▶ _Short problem_
Go through the data below and copy it exactly, skipping every picture.

Source data
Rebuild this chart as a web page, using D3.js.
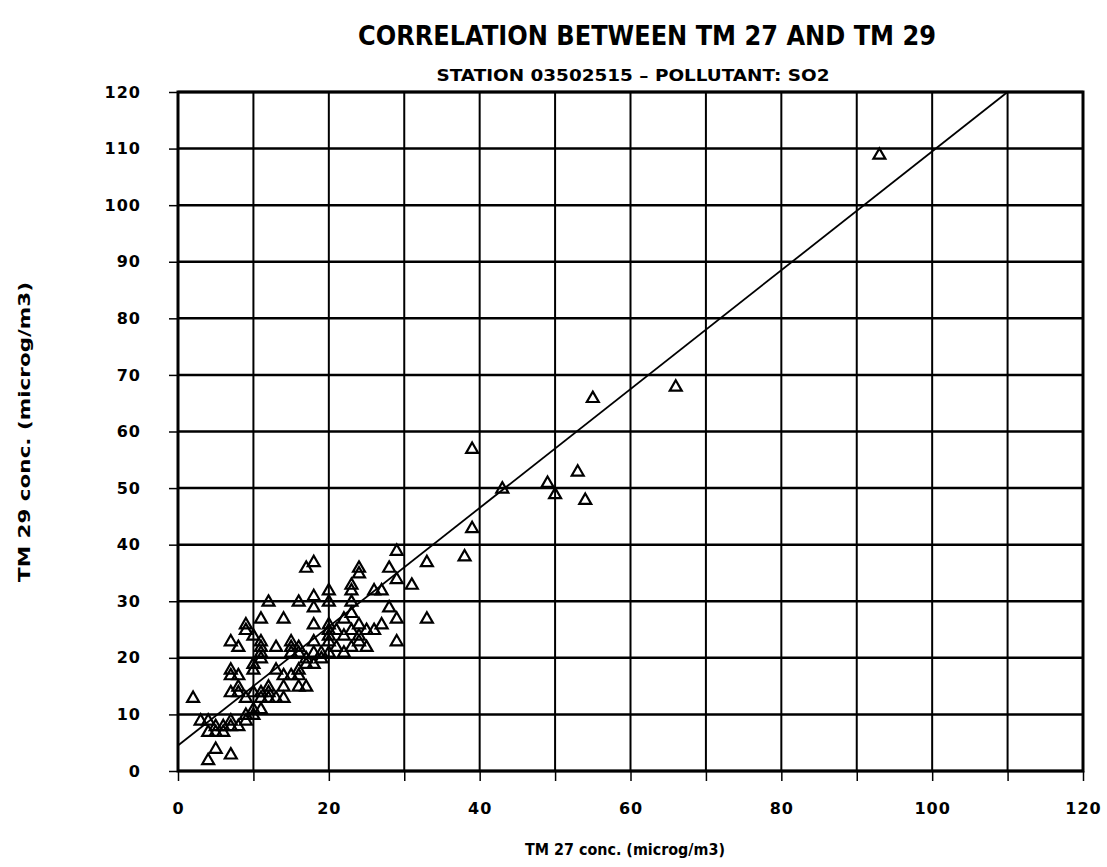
<!DOCTYPE html>
<html>
<head>
<meta charset="utf-8">
<script src="https://cdn.jsdelivr.net/npm/d3@7"></script>
<style>
  html, body { margin: 0; padding: 0; background: #fff; }
  svg { display: block; }
  text { fill: #000; font-family: "DejaVu Sans", sans-serif; font-weight: bold; }
</style>
</head>
<body>
<svg id="chart" width="1107" height="867"></svg>
<script>
// TM 27 concentrations (x) and matching TM 29 concentrations (y), microg/m3
const tm27 = [
  93, 66, 55, 39, 53, 49, 43, 50, 54, 39, 38, 33, 31, 33, 29,
  17, 18, 24, 24, 28, 29, 23, 23, 26, 27, 20, 18, 16, 12, 20,
  23, 18, 28, 29, 27, 22, 18, 20, 20, 20, 21, 23, 24, 25, 29,
  24, 24, 23, 22, 21, 20, 20, 18, 16, 17, 18, 16, 16, 17, 23,
  11, 14, 9, 9, 10, 7, 8, 11, 11, 11, 13, 15, 15, 15, 16,
  7, 7, 8, 10, 11, 10, 13, 14, 15, 17, 14, 16, 7, 8, 8,
  10, 11, 12, 12, 14, 9, 11, 12, 13, 2, 3, 4, 4, 5, 6,
  5, 6, 7, 8, 7, 9, 9, 10, 11, 10, 5, 4, 7, 19, 18,
  26, 25, 22, 19
];
const tm29 = [
  109, 68, 66, 57, 53, 51, 50, 49, 48, 43, 38, 37, 33, 27, 39,
  36, 37, 35, 36, 36, 34, 33, 32, 32, 32, 32, 31, 30, 30, 30,
  30, 29, 29, 27, 26, 27, 26, 25, 24, 26, 25, 25, 26, 25, 23,
  24, 23, 22, 21, 22, 23, 21, 21, 22, 20, 19, 18, 17, 15, 28,
  27, 27, 26, 25, 24, 23, 22, 23, 22, 21, 22, 23, 22, 21, 21,
  18, 17, 17, 19, 20, 18, 18, 17, 17, 19, 15, 15, 14, 15, 14,
  14, 14, 15, 14, 13, 13, 13, 13, 13, 13, 9, 9, 7, 7, 7,
  8, 8, 8, 8, 9, 9, 10, 11, 11, 10, 4, 2, 3, 21, 23,
  25, 22, 24, 20
];

// Fitted regression line: TM29 = intercept + slope * TM27
const fitIntercept = 4.5;
const fitSlope = 1.05;

// Axis ticks
const xTicks = [0, 20, 40, 60, 80, 100, 120];
const yTicks = [0, 10, 20, 30, 40, 50, 60, 70, 80, 90, 100, 110, 120];
const gridSteps = [0, 10, 20, 30, 40, 50, 60, 70, 80, 90, 100, 110, 120];

const titleText = "CORRELATION BETWEEN TM 27 AND TM 29";
const subtitleText = "STATION 03502515 \u2013 POLLUTANT: SO2";
const xLabel = "TM 27 conc. (microg/m3)";
const yLabel = "TM 29 conc. (microg/m3)";

const svg = d3.select("#chart");
const margin = { left: 178, right: 1107 - 1083, top: 92, bottom: 867 - 771 };
const W = 1107, H = 867;

const x = d3.scaleLinear().domain([0, 120]).range([margin.left, W - margin.right]);
const y = d3.scaleLinear().domain([0, 120]).range([H - margin.bottom, margin.top]);

// Grid lines every 10 units
const grid = svg.append("g");
grid.selectAll("line.vg").data(gridSteps).join("line")
  .attr("x1", d => x(d)).attr("x2", d => x(d))
  .attr("y1", y(0)).attr("y2", y(120))
  .attr("stroke", "#000").attr("stroke-width", 2);
grid.selectAll("line.hg").data(gridSteps).join("line")
  .attr("y1", d => y(d)).attr("y2", d => y(d))
  .attr("x1", x(0)).attr("x2", x(120))
  .attr("stroke", "#000").attr("stroke-width", 2.5);

// Frame
svg.append("rect")
  .attr("x", x(0)).attr("y", y(120))
  .attr("width", x(120) - x(0)).attr("height", y(0) - y(120))
  .attr("fill", "none").attr("stroke", "#000").attr("stroke-width", 3);

// Axes: outward ticks every 10, labels every 20 (x) / 10 (y)
const xAxis = d3.axisBottom(x).tickValues(gridSteps).tickSize(10)
  .tickFormat(d => xTicks.includes(d) ? d : "");
const gx = svg.append("g").attr("transform", `translate(0,${y(0)})`).call(xAxis);
gx.select(".domain").remove();
gx.selectAll(".tick line").attr("stroke", "#000").attr("stroke-width", 1.5);
gx.selectAll(".tick text").attr("dy", 0).attr("y", 43)
  .style("font-size", "16px").style("letter-spacing", "1px")
  .style("font-family", "DejaVu Sans, sans-serif").style("font-weight", "bold");

const yAxis = d3.axisLeft(y).tickValues(yTicks).tickSize(9).tickPadding(28);
const gy = svg.append("g").attr("transform", `translate(${x(0)},0)`).call(yAxis);
gy.select(".domain").remove();
gy.selectAll(".tick line").attr("stroke", "#000").attr("stroke-width", 1.5);
gy.selectAll(".tick text")
  .style("font-size", "16px").style("letter-spacing", "1px")
  .style("font-family", "DejaVu Sans, sans-serif").style("font-weight", "bold");

// Regression line, clipped to the plot frame
const xEnd = Math.min(120, (120 - fitIntercept) / fitSlope);
svg.append("line")
  .attr("x1", x(0)).attr("y1", y(fitIntercept))
  .attr("x2", x(xEnd)).attr("y2", y(fitIntercept + fitSlope * xEnd))
  .attr("stroke", "#000").attr("stroke-width", 1.8);

// Open triangle markers
const tri = d3.symbol().type(d3.symbolTriangle).size(62);
svg.append("g").selectAll("path").data(tm27.map((v, i) => [v, tm29[i]])).join("path")
  .attr("d", tri)
  .attr("transform", d => `translate(${x(d[0])},${y(d[1]) + 1})`)
  .attr("fill", "none")
  .attr("stroke", "#000").attr("stroke-width", 2.2);

// Titles
svg.append("text").attr("x", 647).attr("y", 45).attr("text-anchor", "middle")
  .attr("textLength", 578).attr("lengthAdjust", "spacingAndGlyphs")
  .style("font-size", "27px").text(titleText);
svg.append("text").attr("x", 633).attr("y", 81).attr("text-anchor", "middle")
  .attr("textLength", 393).attr("lengthAdjust", "spacingAndGlyphs")
  .style("font-size", "15px").text(subtitleText);

// Axis titles
svg.append("text").attr("x", 625).attr("y", 855).attr("text-anchor", "middle")
  .attr("textLength", 200).attr("lengthAdjust", "spacingAndGlyphs")
  .style("font-size", "16px").text(xLabel);
svg.append("text").attr("transform", "translate(30,432) rotate(-90)").attr("text-anchor", "middle")
  .attr("textLength", 300).attr("lengthAdjust", "spacingAndGlyphs")
  .style("font-size", "16px").text(yLabel);
</script>
</body>
</html>
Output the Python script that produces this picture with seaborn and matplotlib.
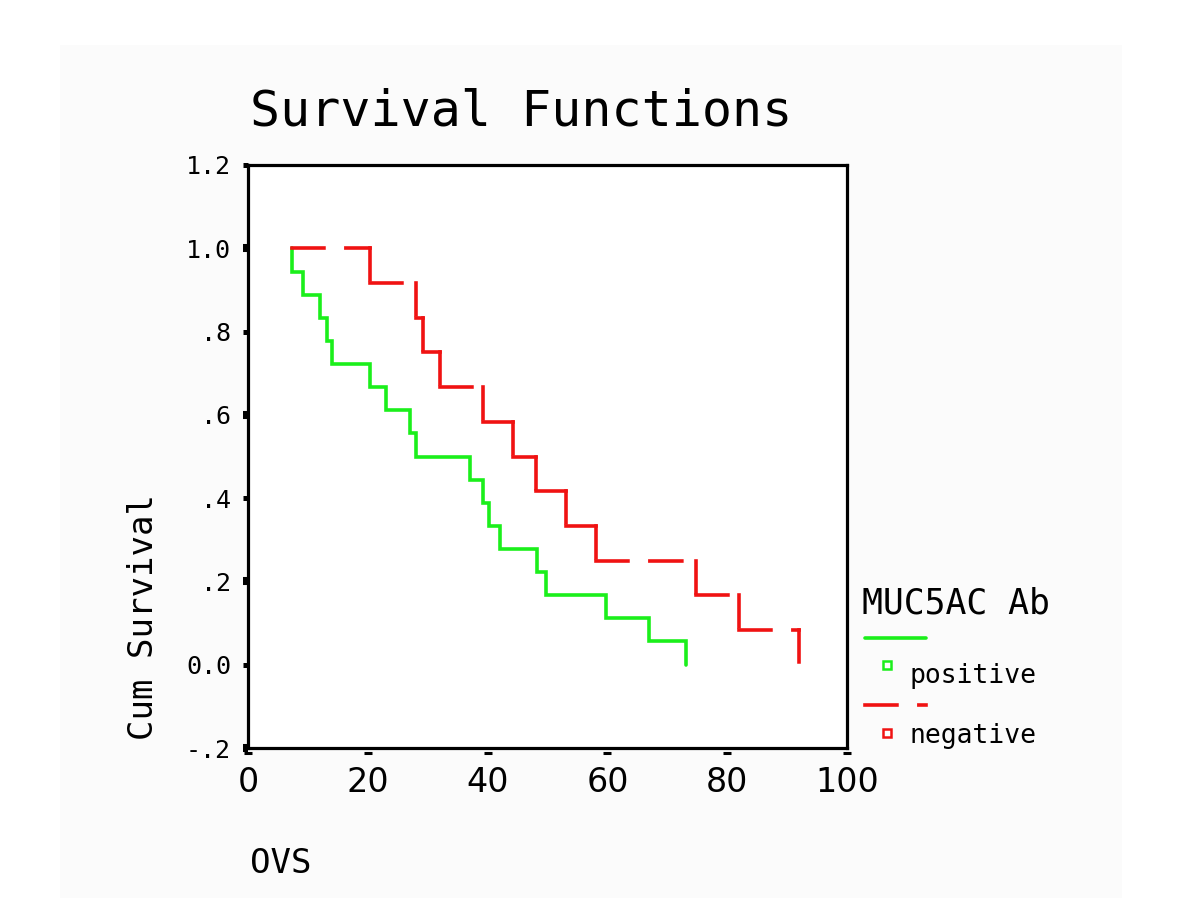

▶ _Problem solution_
Rebuild this chart as a web page, using D3.js.
<!DOCTYPE html>
<html>
<head>
<meta charset="utf-8">
<script src="https://cdn.jsdelivr.net/npm/d3@7"></script>
<style>
  html, body { margin: 0; padding: 0; background: #fff; }
  svg { display: block; }
  text { fill: #000; font-family: "DejaVu Sans", sans-serif; font-weight: bold; }
</style>
</head>
<body>
<svg id="chart" width="1107" height="867"></svg>
<script>
// TM 27 concentrations (x) and matching TM 29 concentrations (y), microg/m3
const tm27 = [
  93, 66, 55, 39, 53, 49, 43, 50, 54, 39, 38, 33, 31, 33, 29,
  17, 18, 24, 24, 28, 29, 23, 23, 26, 27, 20, 18, 16, 12, 20,
  23, 18, 28, 29, 27, 22, 18, 20, 20, 20, 21, 23, 24, 25, 29,
  24, 24, 23, 22, 21, 20, 20, 18, 16, 17, 18, 16, 16, 17, 23,
  11, 14, 9, 9, 10, 7, 8, 11, 11, 11, 13, 15, 15, 15, 16,
  7, 7, 8, 10, 11, 10, 13, 14, 15, 17, 14, 16, 7, 8, 8,
  10, 11, 12, 12, 14, 9, 11, 12, 13, 2, 3, 4, 4, 5, 6,
  5, 6, 7, 8, 7, 9, 9, 10, 11, 10, 5, 4, 7, 19, 18,
  26, 25, 22, 19
];
const tm29 = [
  109, 68, 66, 57, 53, 51, 50, 49, 48, 43, 38, 37, 33, 27, 39,
  36, 37, 35, 36, 36, 34, 33, 32, 32, 32, 32, 31, 30, 30, 30,
  30, 29, 29, 27, 26, 27, 26, 25, 24, 26, 25, 25, 26, 25, 23,
  24, 23, 22, 21, 22, 23, 21, 21, 22, 20, 19, 18, 17, 15, 28,
  27, 27, 26, 25, 24, 23, 22, 23, 22, 21, 22, 23, 22, 21, 21,
  18, 17, 17, 19, 20, 18, 18, 17, 17, 19, 15, 15, 14, 15, 14,
  14, 14, 15, 14, 13, 13, 13, 13, 13, 13, 9, 9, 7, 7, 7,
  8, 8, 8, 8, 9, 9, 10, 11, 11, 10, 4, 2, 3, 21, 23,
  25, 22, 24, 20
];

// Fitted regression line: TM29 = intercept + slope * TM27
const fitIntercept = 4.5;
const fitSlope = 1.05;

// Axis ticks
const xTicks = [0, 20, 40, 60, 80, 100, 120];
const yTicks = [0, 10, 20, 30, 40, 50, 60, 70, 80, 90, 100, 110, 120];
const gridSteps = [0, 10, 20, 30, 40, 50, 60, 70, 80, 90, 100, 110, 120];

const titleText = "CORRELATION BETWEEN TM 27 AND TM 29";
const subtitleText = "STATION 03502515 \u2013 POLLUTANT: SO2";
const xLabel = "TM 27 conc. (microg/m3)";
const yLabel = "TM 29 conc. (microg/m3)";

const svg = d3.select("#chart");
const margin = { left: 178, right: 1107 - 1083, top: 92, bottom: 867 - 771 };
const W = 1107, H = 867;

const x = d3.scaleLinear().domain([0, 120]).range([margin.left, W - margin.right]);
const y = d3.scaleLinear().domain([0, 120]).range([H - margin.bottom, margin.top]);

// Grid lines every 10 units
const grid = svg.append("g");
grid.selectAll("line.vg").data(gridSteps).join("line")
  .attr("x1", d => x(d)).attr("x2", d => x(d))
  .attr("y1", y(0)).attr("y2", y(120))
  .attr("stroke", "#000").attr("stroke-width", 2);
grid.selectAll("line.hg").data(gridSteps).join("line")
  .attr("y1", d => y(d)).attr("y2", d => y(d))
  .attr("x1", x(0)).attr("x2", x(120))
  .attr("stroke", "#000").attr("stroke-width", 2.5);

// Frame
svg.append("rect")
  .attr("x", x(0)).attr("y", y(120))
  .attr("width", x(120) - x(0)).attr("height", y(0) - y(120))
  .attr("fill", "none").attr("stroke", "#000").attr("stroke-width", 3);

// Axes: outward ticks every 10, labels every 20 (x) / 10 (y)
const xAxis = d3.axisBottom(x).tickValues(gridSteps).tickSize(10)
  .tickFormat(d => xTicks.includes(d) ? d : "");
const gx = svg.append("g").attr("transform", `translate(0,${y(0)})`).call(xAxis);
gx.select(".domain").remove();
gx.selectAll(".tick line").attr("stroke", "#000").attr("stroke-width", 1.5);
gx.selectAll(".tick text").attr("dy", 0).attr("y", 43)
  .style("font-size", "16px").style("letter-spacing", "1px")
  .style("font-family", "DejaVu Sans, sans-serif").style("font-weight", "bold");

const yAxis = d3.axisLeft(y).tickValues(yTicks).tickSize(9).tickPadding(28);
const gy = svg.append("g").attr("transform", `translate(${x(0)},0)`).call(yAxis);
gy.select(".domain").remove();
gy.selectAll(".tick line").attr("stroke", "#000").attr("stroke-width", 1.5);
gy.selectAll(".tick text")
  .style("font-size", "16px").style("letter-spacing", "1px")
  .style("font-family", "DejaVu Sans, sans-serif").style("font-weight", "bold");

// Regression line, clipped to the plot frame
const xEnd = Math.min(120, (120 - fitIntercept) / fitSlope);
svg.append("line")
  .attr("x1", x(0)).attr("y1", y(fitIntercept))
  .attr("x2", x(xEnd)).attr("y2", y(fitIntercept + fitSlope * xEnd))
  .attr("stroke", "#000").attr("stroke-width", 1.8);

// Open triangle markers
const tri = d3.symbol().type(d3.symbolTriangle).size(62);
svg.append("g").selectAll("path").data(tm27.map((v, i) => [v, tm29[i]])).join("path")
  .attr("d", tri)
  .attr("transform", d => `translate(${x(d[0])},${y(d[1]) + 1})`)
  .attr("fill", "none")
  .attr("stroke", "#000").attr("stroke-width", 2.2);

// Titles
svg.append("text").attr("x", 647).attr("y", 45).attr("text-anchor", "middle")
  .attr("textLength", 578).attr("lengthAdjust", "spacingAndGlyphs")
  .style("font-size", "27px").text(titleText);
svg.append("text").attr("x", 633).attr("y", 81).attr("text-anchor", "middle")
  .attr("textLength", 393).attr("lengthAdjust", "spacingAndGlyphs")
  .style("font-size", "15px").text(subtitleText);

// Axis titles
svg.append("text").attr("x", 625).attr("y", 855).attr("text-anchor", "middle")
  .attr("textLength", 200).attr("lengthAdjust", "spacingAndGlyphs")
  .style("font-size", "16px").text(xLabel);
svg.append("text").attr("transform", "translate(30,432) rotate(-90)").attr("text-anchor", "middle")
  .attr("textLength", 300).attr("lengthAdjust", "spacingAndGlyphs")
  .style("font-size", "16px").text(yLabel);
</script>
</body>
</html>
Output the Python script that produces this picture with seaborn and matplotlib.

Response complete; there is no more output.